藤後 長年一緒にシステム化に取り組んできたので、当社のビジネスやシステムには精通しています。そのうえでどう進化させていくのかという提案をいただいたので信頼感がありました。
樋口 一般的なトレンドや絵に描いたようなアーキテクチャーを見せるのではなく、当社のリスク感性や価値観にシンクロしてくれたうえで最適解を提示してくれるところを高く評価しています。IBMというよきパートナーがいたからこそ、“言うは易し行うは難し”という状態から一歩踏み出せたことは間違いありません。
藤田 IBMとしても会社を挙げた体制を整え、オンプレミスからクラウドまで一気通貫で安心してもらえるサービスを提供できたと思います。サービスのラインアップやプロダクトだけでなく、組織を超えたシームレスな連携体制によって一体感のある運用を実現できました。
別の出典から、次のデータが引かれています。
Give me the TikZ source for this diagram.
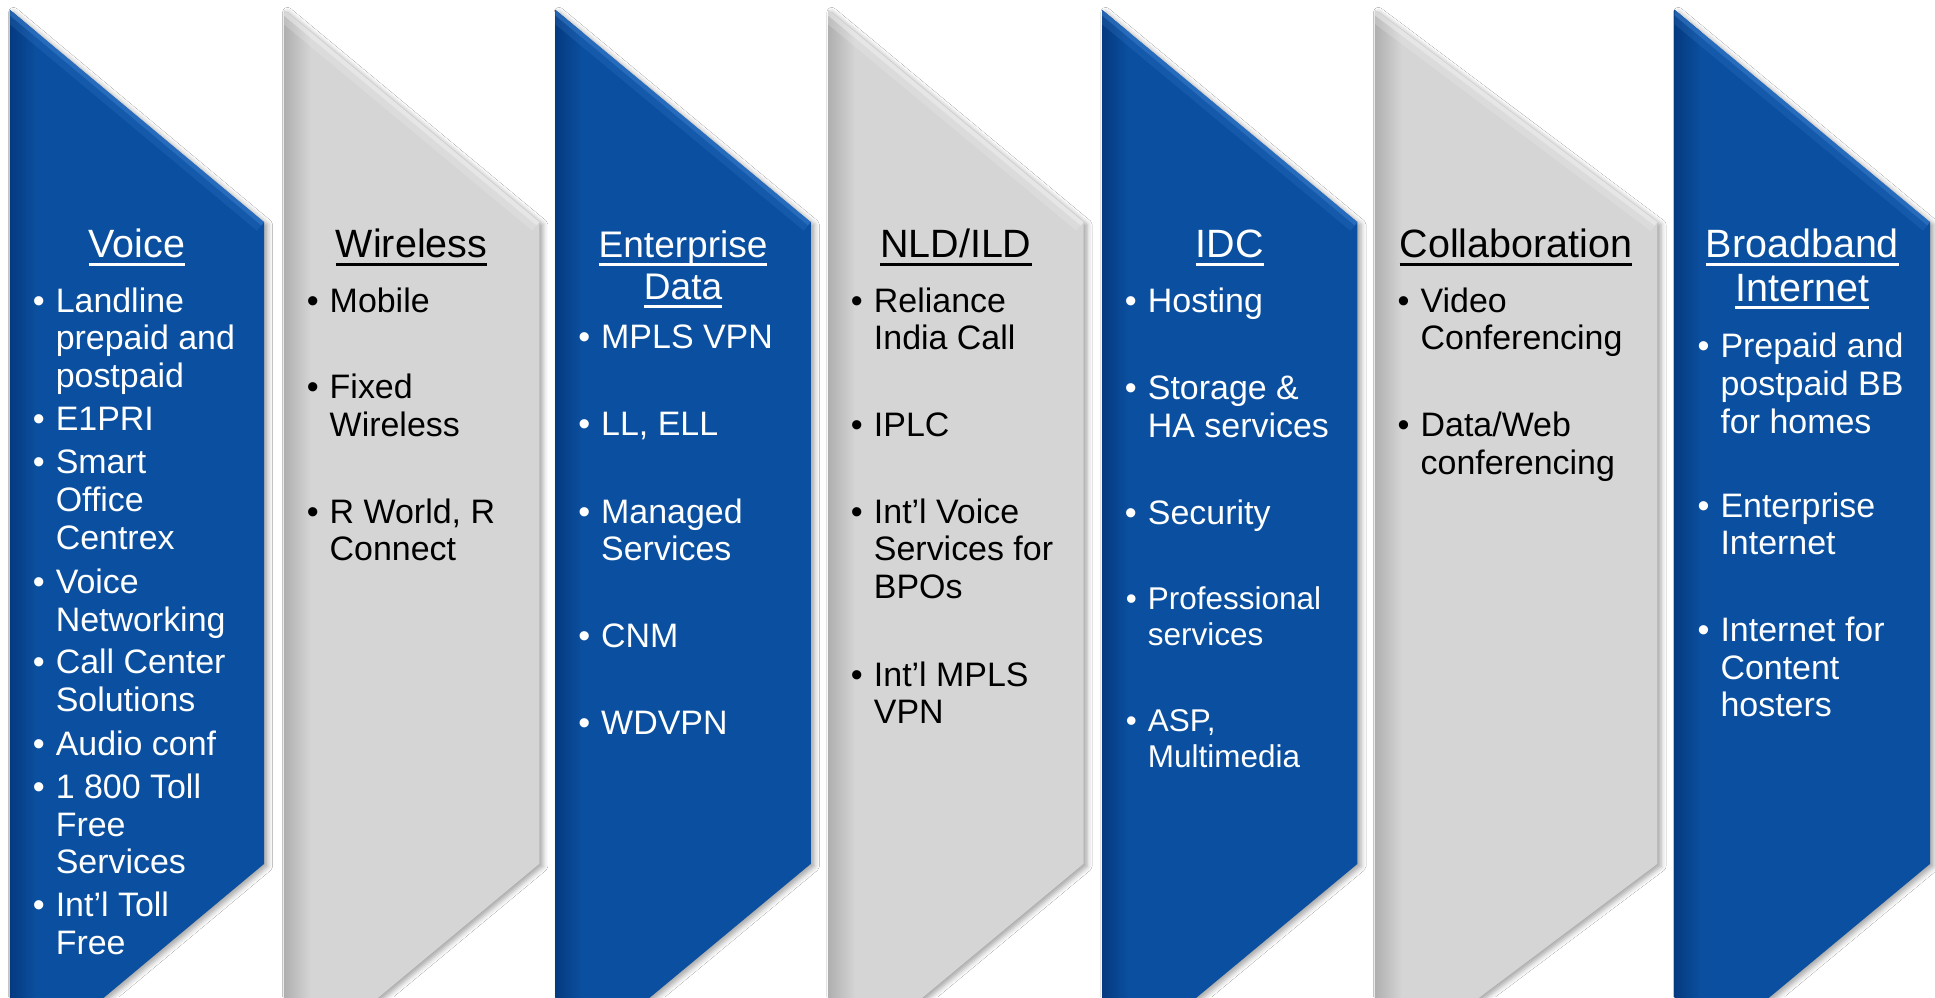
\documentclass[tikz,border=0pt]{standalone}
\usepackage{fontspec}
\setmainfont{Liberation Sans}
\usetikzlibrary{shadows.blur}

\definecolor{bmain}{HTML}{0B50A0}
\definecolor{bdark}{HTML}{053A80}
\definecolor{bhl}{HTML}{3D82D2}
\definecolor{gmain}{HTML}{D5D5D5}
\definecolor{gdark}{HTML}{AFAFAF}
\definecolor{ghl}{HTML}{F4F4F4}

% thick underline for the column headings
\newcommand\ulx[1]{\setbox0\hbox{#1}\rlap{\rule[-6.5pt]{\wd0}{2.2pt}}\box0}

% one chevron panel: #1 left x, #2 right x, #3 fill, #4 edge shade, #5 highlight
\newcommand\chev[5]{%
  \fill[#3, blur shadow={shadow xshift=3pt, shadow yshift=-2pt,
        shadow blur radius=4pt, shadow opacity=35}]
    (#1,8) -- (#2,180) -- (#2,700) -- (#1,872) -- cycle;
  \begin{scope}
    \clip (#1,8) -- (#2,180) -- (#2,700) -- (#1,872) -- cycle;
    \shade[left color=#4, right color=#3] (#1,0) rectangle ({#1+22},900);
    \draw[#5, line width=18pt, opacity=.22] (#1,8) -- (#2,180);
    \draw[#5, line width=7pt, opacity=.45] (#1,8) -- (#2,180);
  \end{scope}}

% bulleted item: [node style] {x} {first baseline} {line skip} {name} {lines}
\newcommand\bul[6][]{%
  \foreach \ln [count=\k] in {#6}{%
    \node[itm,#1] (#5-\k) at (#2,{#3+(\k-1)*#4})
      {\ifnum\k=1\llap{•\hspace{9pt}}\fi\ln};}}

\tikzset{
  itm/.style={anchor=base west, inner sep=0pt,
              font=\fontsize{27.5}{30.5}\selectfont},
  itmsmall/.style={font=\fontsize{25.5}{29}\selectfont},
  ttl/.style={anchor=base, inner sep=0pt,
              font=\fontsize{32}{36}\selectfont},
  ttlsmall/.style={font=\fontsize{30}{34}\selectfont},
  onblue/.style={every node/.append style={text=white}},
  ongray/.style={every node/.append style={text=black}}
}

\begin{document}
\begin{tikzpicture}[x=1pt, y=-1pt]
\useasboundingbox (0,0) rectangle (1568,808);
\fill[white] (0,0) rectangle (1568,808);
\begin{scope}
\clip (0,0) rectangle (1568,808);

\chev{8}{214}{bmain}{bdark}{bhl}
\chev{230}{437}{gmain}{gdark}{ghl}
\chev{450}{657}{bmain}{bdark}{bhl}
\chev{671}{878}{gmain}{gdark}{ghl}
\chev{893}{1100}{bmain}{bdark}{bhl}
\chev{1114}{1343}{gmain}{gdark}{ghl}
\chev{1357}{1564}{bmain}{bdark}{bhl}

% Voice
\begin{scope}[onblue]
  \node[ttl] (voice) at (111,209) {\ulx{Voice}};
  \bul{45}{253}{30.5}{v1}{Landline, prepaid and, postpaid}
  \bul{45}{349}{30.5}{v2}{E1PRI}
  \bul{45}{384}{30.5}{v3}{Smart, Office, Centrex}
  \bul{45}{481}{30.5}{v4}{Voice, Networking}
  \bul{45}{546}{30.5}{v5}{Call Center, Solutions}
  \bul{45}{612}{30.5}{v6}{Audio conf}
  \bul{45}{647}{30.5}{v7}{1 800 Toll, Free, Services}
  \bul{45}{743}{30.5}{v8}{Int’l Toll, Free}
\end{scope}

% Wireless
\begin{scope}[ongray]
  \node[ttl] (wireless) at (333.5,209) {\ulx{Wireless}};
  \bul{267}{253}{30.5}{w1}{Mobile}
  \bul{267}{323}{30.5}{w2}{Fixed, Wireless}
  \bul{267}{424}{30.5}{w3}{{R World, R}, Connect}
\end{scope}

% Enterprise Data
\begin{scope}[onblue]
  \node[ttl, ttlsmall] (ent1) at (553.5,209) {\ulx{Enterprise}};
  \node[ttl, ttlsmall] (ent2) at (553.5,243) {\ulx{Data}};
  \bul{487}{282}{30.5}{e1}{MPLS VPN}
  \bul{487}{353}{30.5}{e2}{{LL, ELL}}
  \bul{487}{424}{30.5}{e3}{Managed, Services}
  \bul{487}{525}{30.5}{e4}{CNM}
  \bul{487}{595}{30.5}{e5}{WDVPN}
\end{scope}

% NLD/ILD
\begin{scope}[ongray]
  \node[ttl] (nld) at (774.5,209) {\ulx{NLD/ILD}};
  \bul{708}{253}{30.5}{n1}{Reliance, India Call}
  \bul{708}{354}{30.5}{n2}{IPLC}
  \bul{708}{424}{30.5}{n3}{Int’l Voice, Services for, BPOs}
  \bul{708}{556}{30.5}{n4}{Int’l MPLS, VPN}
\end{scope}

% IDC
\begin{scope}[onblue]
  \node[ttl] (idc) at (996.5,209) {\ulx{IDC}};
  \bul{930}{253}{30.5}{i1}{Hosting}
  \bul{930}{324}{30.5}{i2}{Storage \&, HA services}
  \bul{930}{425}{30.5}{i3}{Security}
  \bul[itmsmall]{930}{494}{29}{i4}{Professional, services}
  \bul[itmsmall]{930}{593}{29}{i5}{{ASP,}, Multimedia}
\end{scope}

% Collaboration
\begin{scope}[ongray]
  \node[ttl] (collab) at (1228.5,209) {\ulx{Collaboration}};
  \bul{1151}{253}{30.5}{c1}{Video, Conferencing}
  \bul{1151}{354}{30.5}{c2}{Data/Web, conferencing}
\end{scope}

% Broadband Internet
\begin{scope}[onblue]
  \node[ttl] (bb1) at (1460.5,209) {\ulx{Broadband}};
  \node[ttl] (bb2) at (1460.5,244) {\ulx{Internet}};
  \bul{1394}{290}{30.5}{b1}{Prepaid and, postpaid BB, for homes}
  \bul{1394}{419}{30.5}{b2}{Enterprise, Internet}
  \bul{1394}{520}{30.5}{b3}{Internet for, Content, hosters}
\end{scope}

\end{scope}
\end{tikzpicture}
\end{document}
グローバルも含めてIBM全体で支えることができています。
藤後 IBMの各部門のトップと当社のトップの間でステアリングコミッティーをつくることができており、海外のスタッフからも迅速な回答がもらえるようになっていました。
――今後の展開についてお聞かせください。
藤田 今はミッションクリティカルにもクラウドが活用される第2章に入ったところです。その先駆け的なプロジェクトだけに、これからも全力でサポートしていきます。
高椋 今後も引き続き、最も身近なパートナーとして日本生命様とお客様にとって最適なサービスを一緒に検討していきたいです。
藤後 ようやくハイブリットクラウドに踏み出すことができました。これからもシステムインフラを継続的に進化させ、多様化するお客様ニーズに対応していきましょう。
樋口 システムインフラを整備した後の「ビジネス価値」が大事です。今回のプロジェクトの経験を生かして次の一手を一緒に手掛けていきましょう。